▶ [WHAT IS BEING ASKED]
Repeat, exactly and in full, the lines of the listing below, but without any pictures.
[BEGIN GIVEN MATERIAL]
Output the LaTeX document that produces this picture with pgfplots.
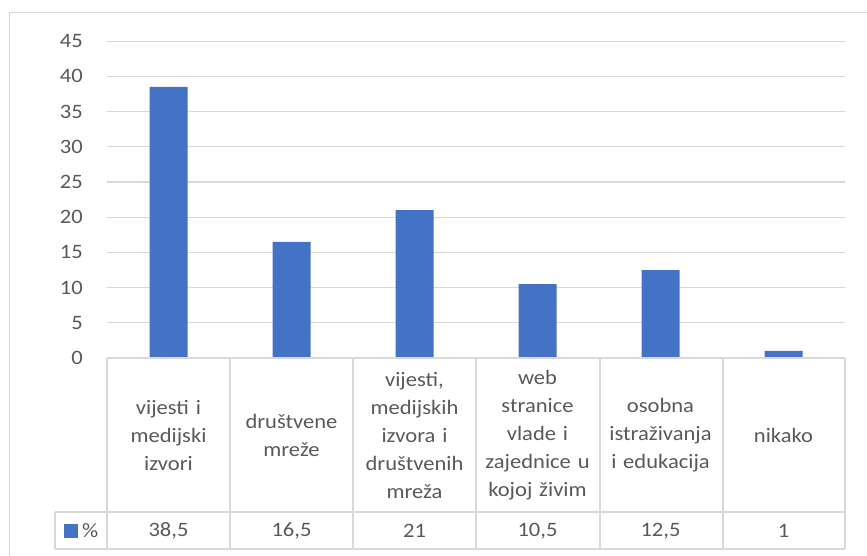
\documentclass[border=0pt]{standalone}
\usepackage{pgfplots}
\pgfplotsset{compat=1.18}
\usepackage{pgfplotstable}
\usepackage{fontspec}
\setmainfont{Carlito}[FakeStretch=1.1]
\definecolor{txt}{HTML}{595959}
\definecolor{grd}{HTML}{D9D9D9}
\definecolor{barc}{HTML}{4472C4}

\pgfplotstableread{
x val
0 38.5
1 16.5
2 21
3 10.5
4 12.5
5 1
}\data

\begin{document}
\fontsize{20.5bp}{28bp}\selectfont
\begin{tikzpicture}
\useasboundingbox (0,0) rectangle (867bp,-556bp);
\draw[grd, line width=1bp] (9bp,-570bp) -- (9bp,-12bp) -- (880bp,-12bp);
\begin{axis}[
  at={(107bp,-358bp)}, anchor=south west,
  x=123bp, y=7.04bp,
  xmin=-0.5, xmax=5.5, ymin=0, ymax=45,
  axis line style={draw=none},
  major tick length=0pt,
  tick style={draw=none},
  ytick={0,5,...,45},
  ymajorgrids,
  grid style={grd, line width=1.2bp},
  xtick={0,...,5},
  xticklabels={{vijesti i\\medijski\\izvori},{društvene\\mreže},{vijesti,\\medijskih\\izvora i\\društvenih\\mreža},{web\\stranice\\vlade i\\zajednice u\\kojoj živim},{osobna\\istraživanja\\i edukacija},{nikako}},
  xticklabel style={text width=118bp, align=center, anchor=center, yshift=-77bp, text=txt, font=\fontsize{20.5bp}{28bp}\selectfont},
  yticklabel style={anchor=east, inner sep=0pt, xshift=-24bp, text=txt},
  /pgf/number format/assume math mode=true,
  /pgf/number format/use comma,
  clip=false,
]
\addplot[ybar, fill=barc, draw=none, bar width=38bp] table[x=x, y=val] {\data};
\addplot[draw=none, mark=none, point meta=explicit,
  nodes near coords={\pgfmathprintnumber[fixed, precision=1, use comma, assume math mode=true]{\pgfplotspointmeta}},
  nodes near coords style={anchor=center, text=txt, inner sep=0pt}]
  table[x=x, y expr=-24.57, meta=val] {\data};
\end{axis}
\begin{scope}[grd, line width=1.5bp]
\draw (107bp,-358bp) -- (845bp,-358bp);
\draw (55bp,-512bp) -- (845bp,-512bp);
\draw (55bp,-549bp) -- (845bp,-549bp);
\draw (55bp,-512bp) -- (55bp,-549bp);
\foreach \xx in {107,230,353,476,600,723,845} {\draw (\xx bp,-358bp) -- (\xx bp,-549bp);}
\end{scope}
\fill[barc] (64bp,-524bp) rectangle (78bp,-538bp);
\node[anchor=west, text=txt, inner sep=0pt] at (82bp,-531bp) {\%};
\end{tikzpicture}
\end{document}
[END GIVEN MATERIAL]
▶ [TASK OUTPUT]
Output the LaTeX document that produces this picture with pgfplots.
\documentclass[border=0pt]{standalone}
\usepackage{pgfplots}
\pgfplotsset{compat=1.18}
\usepackage{pgfplotstable}
\usepackage{fontspec}
\setmainfont{Carlito}[FakeStretch=1.1]
\definecolor{txt}{HTML}{595959}
\definecolor{grd}{HTML}{D9D9D9}
\definecolor{barc}{HTML}{4472C4}

\pgfplotstableread{
x val
0 38.5
1 16.5
2 21
3 10.5
4 12.5
5 1
}\data

\begin{document}
\fontsize{20.5bp}{28bp}\selectfont
\begin{tikzpicture}
\useasboundingbox (0,0) rectangle (867bp,-556bp);
\draw[grd, line width=1bp] (9bp,-570bp) -- (9bp,-12bp) -- (880bp,-12bp);
\begin{axis}[
  at={(107bp,-358bp)}, anchor=south west,
  x=123bp, y=7.04bp,
  xmin=-0.5, xmax=5.5, ymin=0, ymax=45,
  axis line style={draw=none},
  major tick length=0pt,
  tick style={draw=none},
  ytick={0,5,...,45},
  ymajorgrids,
  grid style={grd, line width=1.2bp},
  xtick={0,...,5},
  xticklabels={{vijesti i\\medijski\\izvori},{društvene\\mreže},{vijesti,\\medijskih\\izvora i\\društvenih\\mreža},{web\\stranice\\vlade i\\zajednice u\\kojoj živim},{osobna\\istraživanja\\i edukacija},{nikako}},
  xticklabel style={text width=118bp, align=center, anchor=center, yshift=-77bp, text=txt, font=\fontsize{20.5bp}{28bp}\selectfont},
  yticklabel style={anchor=east, inner sep=0pt, xshift=-24bp, text=txt},
  /pgf/number format/assume math mode=true,
  /pgf/number format/use comma,
  clip=false,
]
\addplot[ybar, fill=barc, draw=none, bar width=38bp] table[x=x, y=val] {\data};
\addplot[draw=none, mark=none, point meta=explicit,
  nodes near coords={\pgfmathprintnumber[fixed, precision=1, use comma, assume math mode=true]{\pgfplotspointmeta}},
  nodes near coords style={anchor=center, text=txt, inner sep=0pt}]
  table[x=x, y expr=-24.57, meta=val] {\data};
\end{axis}
\begin{scope}[grd, line width=1.5bp]
\draw (107bp,-358bp) -- (845bp,-358bp);
\draw (55bp,-512bp) -- (845bp,-512bp);
\draw (55bp,-549bp) -- (845bp,-549bp);
\draw (55bp,-512bp) -- (55bp,-549bp);
\foreach \xx in {107,230,353,476,600,723,845} {\draw (\xx bp,-358bp) -- (\xx bp,-549bp);}
\end{scope}
\fill[barc] (64bp,-524bp) rectangle (78bp,-538bp);
\node[anchor=west, text=txt, inner sep=0pt] at (82bp,-531bp) {\%};
\end{tikzpicture}
\end{document}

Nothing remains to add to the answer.